EXCERPTED DATA:

########

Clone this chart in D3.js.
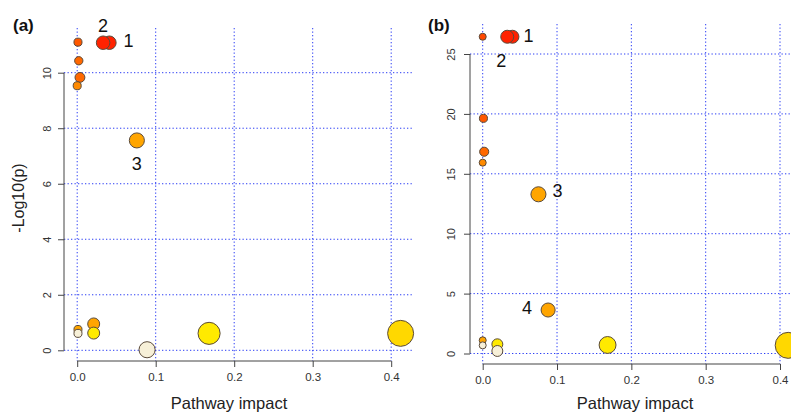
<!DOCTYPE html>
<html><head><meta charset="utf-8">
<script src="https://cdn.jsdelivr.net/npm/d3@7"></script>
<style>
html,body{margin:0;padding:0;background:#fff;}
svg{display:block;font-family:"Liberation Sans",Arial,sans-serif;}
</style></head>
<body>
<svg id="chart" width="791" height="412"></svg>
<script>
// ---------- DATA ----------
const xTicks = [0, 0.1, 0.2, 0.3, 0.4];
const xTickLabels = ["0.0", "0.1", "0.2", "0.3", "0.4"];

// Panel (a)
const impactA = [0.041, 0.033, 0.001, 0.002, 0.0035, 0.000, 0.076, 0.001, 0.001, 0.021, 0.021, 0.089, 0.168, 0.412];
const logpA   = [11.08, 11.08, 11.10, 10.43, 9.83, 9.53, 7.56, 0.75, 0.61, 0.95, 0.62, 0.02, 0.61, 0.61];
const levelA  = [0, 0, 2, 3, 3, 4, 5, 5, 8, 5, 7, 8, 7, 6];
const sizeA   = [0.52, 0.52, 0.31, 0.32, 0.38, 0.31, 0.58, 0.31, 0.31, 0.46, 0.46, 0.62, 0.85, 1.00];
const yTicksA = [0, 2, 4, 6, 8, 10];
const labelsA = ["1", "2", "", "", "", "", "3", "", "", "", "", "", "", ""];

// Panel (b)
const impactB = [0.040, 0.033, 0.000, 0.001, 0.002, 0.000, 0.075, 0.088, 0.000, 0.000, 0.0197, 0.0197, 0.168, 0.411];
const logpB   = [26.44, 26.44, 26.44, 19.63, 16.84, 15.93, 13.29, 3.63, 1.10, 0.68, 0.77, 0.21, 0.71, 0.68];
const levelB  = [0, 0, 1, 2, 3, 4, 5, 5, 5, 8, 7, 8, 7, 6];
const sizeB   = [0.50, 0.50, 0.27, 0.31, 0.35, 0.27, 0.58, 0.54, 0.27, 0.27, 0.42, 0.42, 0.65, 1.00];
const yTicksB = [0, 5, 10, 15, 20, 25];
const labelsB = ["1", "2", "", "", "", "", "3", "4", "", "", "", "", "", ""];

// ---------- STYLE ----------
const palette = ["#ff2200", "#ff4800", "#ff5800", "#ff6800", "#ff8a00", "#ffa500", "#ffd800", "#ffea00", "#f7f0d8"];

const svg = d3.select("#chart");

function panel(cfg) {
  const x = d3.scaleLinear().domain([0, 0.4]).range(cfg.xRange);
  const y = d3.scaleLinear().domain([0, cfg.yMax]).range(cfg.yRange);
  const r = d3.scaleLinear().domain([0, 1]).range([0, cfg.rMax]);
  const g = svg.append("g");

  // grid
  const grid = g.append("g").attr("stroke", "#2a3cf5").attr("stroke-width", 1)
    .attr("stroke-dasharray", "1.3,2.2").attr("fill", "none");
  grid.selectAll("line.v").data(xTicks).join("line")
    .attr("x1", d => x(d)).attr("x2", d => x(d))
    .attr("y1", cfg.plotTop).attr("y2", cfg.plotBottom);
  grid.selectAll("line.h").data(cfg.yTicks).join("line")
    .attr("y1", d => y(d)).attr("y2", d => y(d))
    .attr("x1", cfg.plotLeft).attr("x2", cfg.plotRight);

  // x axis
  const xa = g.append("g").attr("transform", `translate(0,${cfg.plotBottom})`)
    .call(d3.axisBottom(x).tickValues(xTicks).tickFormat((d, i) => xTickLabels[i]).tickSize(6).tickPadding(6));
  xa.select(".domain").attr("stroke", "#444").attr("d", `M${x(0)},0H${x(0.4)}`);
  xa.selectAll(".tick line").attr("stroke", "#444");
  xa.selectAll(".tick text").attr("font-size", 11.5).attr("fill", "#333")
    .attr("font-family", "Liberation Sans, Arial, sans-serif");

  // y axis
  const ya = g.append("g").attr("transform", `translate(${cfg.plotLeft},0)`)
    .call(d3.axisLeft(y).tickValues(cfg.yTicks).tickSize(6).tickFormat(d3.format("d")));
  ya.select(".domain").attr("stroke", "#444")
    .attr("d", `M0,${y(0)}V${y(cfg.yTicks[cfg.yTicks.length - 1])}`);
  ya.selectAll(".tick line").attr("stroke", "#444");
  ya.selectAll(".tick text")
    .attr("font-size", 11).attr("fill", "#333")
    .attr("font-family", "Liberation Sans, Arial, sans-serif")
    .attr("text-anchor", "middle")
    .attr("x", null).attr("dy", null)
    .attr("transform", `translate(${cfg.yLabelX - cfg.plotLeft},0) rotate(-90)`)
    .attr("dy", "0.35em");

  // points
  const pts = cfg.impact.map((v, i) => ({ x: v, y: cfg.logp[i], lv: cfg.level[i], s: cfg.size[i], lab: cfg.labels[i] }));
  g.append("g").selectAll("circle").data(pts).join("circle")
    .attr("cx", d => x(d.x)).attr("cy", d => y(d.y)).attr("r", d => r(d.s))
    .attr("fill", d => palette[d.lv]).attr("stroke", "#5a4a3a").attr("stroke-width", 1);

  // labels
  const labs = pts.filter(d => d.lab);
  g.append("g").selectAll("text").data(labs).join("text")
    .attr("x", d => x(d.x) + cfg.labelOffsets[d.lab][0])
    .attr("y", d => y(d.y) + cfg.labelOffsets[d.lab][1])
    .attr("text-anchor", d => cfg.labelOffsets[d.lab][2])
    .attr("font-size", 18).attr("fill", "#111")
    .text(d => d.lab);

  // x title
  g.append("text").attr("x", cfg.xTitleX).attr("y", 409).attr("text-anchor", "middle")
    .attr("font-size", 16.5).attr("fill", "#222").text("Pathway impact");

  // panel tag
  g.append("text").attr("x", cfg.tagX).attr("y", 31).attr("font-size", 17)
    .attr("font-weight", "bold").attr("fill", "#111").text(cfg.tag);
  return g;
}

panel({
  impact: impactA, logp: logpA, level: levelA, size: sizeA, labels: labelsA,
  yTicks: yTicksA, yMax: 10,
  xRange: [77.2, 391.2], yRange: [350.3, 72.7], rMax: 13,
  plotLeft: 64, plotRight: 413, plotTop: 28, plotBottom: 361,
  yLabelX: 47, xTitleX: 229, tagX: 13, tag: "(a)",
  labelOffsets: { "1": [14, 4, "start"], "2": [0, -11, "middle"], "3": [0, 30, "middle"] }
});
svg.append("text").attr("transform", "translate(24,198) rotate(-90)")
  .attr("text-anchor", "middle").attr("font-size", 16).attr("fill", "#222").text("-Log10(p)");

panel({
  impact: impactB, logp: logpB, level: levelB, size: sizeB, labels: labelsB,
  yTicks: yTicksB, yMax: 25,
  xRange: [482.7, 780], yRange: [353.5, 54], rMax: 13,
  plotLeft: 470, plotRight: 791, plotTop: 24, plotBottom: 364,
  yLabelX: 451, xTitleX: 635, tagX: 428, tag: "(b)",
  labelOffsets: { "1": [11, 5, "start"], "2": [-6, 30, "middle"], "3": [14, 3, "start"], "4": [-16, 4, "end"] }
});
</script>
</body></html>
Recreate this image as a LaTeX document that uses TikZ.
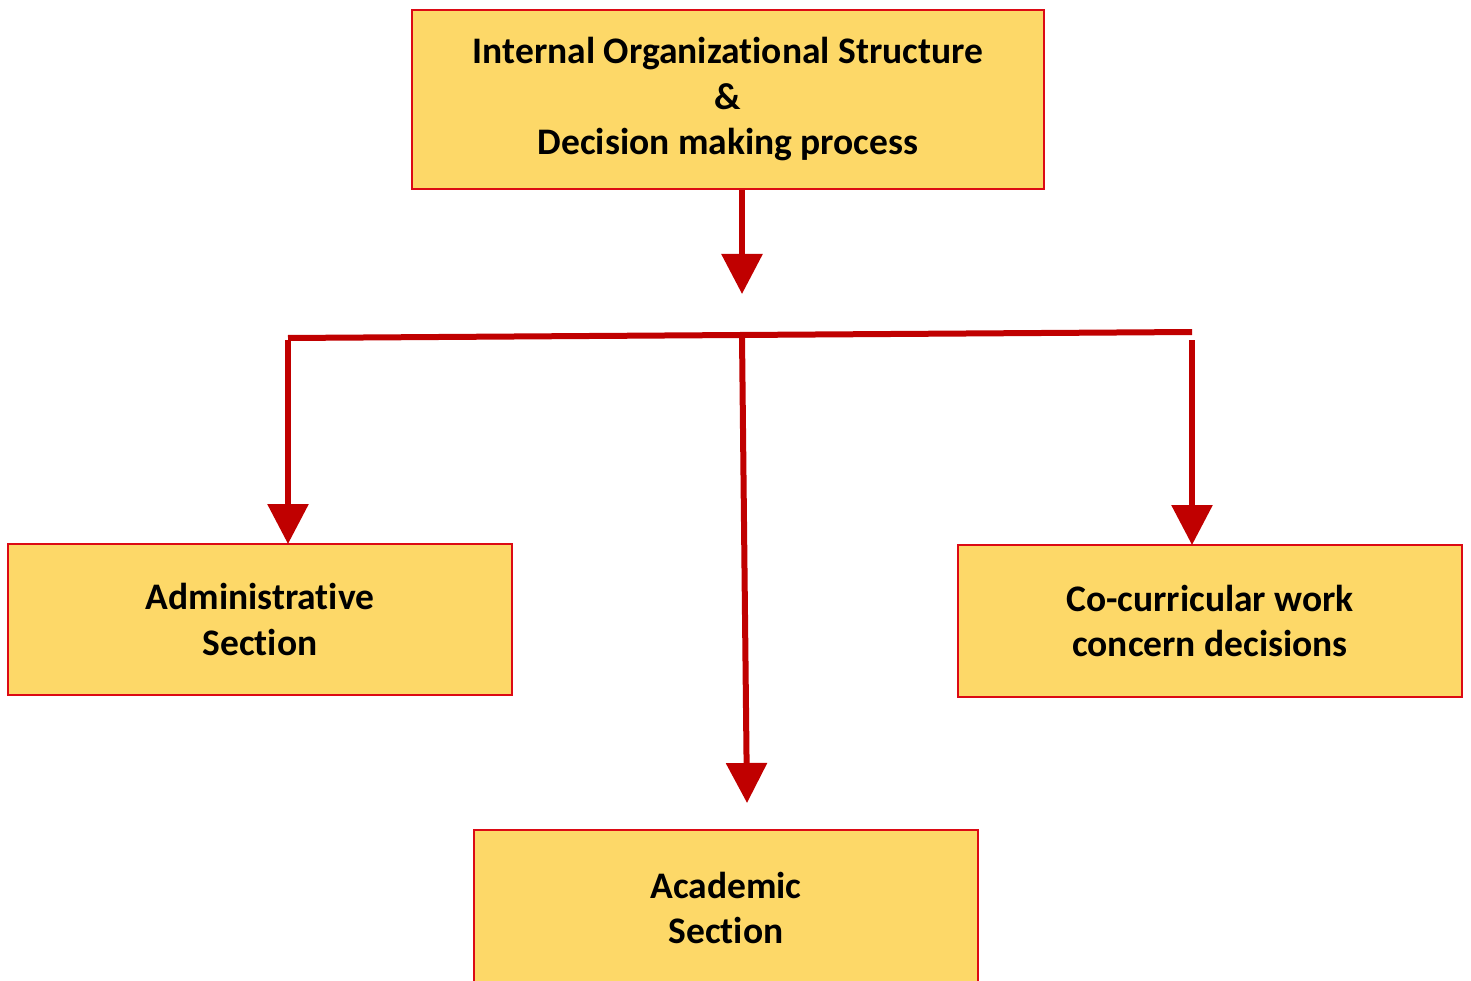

########

INSTRUCTIONS FOR THE TASK:
Filter the listing above for the string "chart" and copy every matching line.

WORKED SOLUTION:
Clone this chart in D3.js.
<svg id="chart" width="791" height="412"></svg>
const svg = d3.select("#chart");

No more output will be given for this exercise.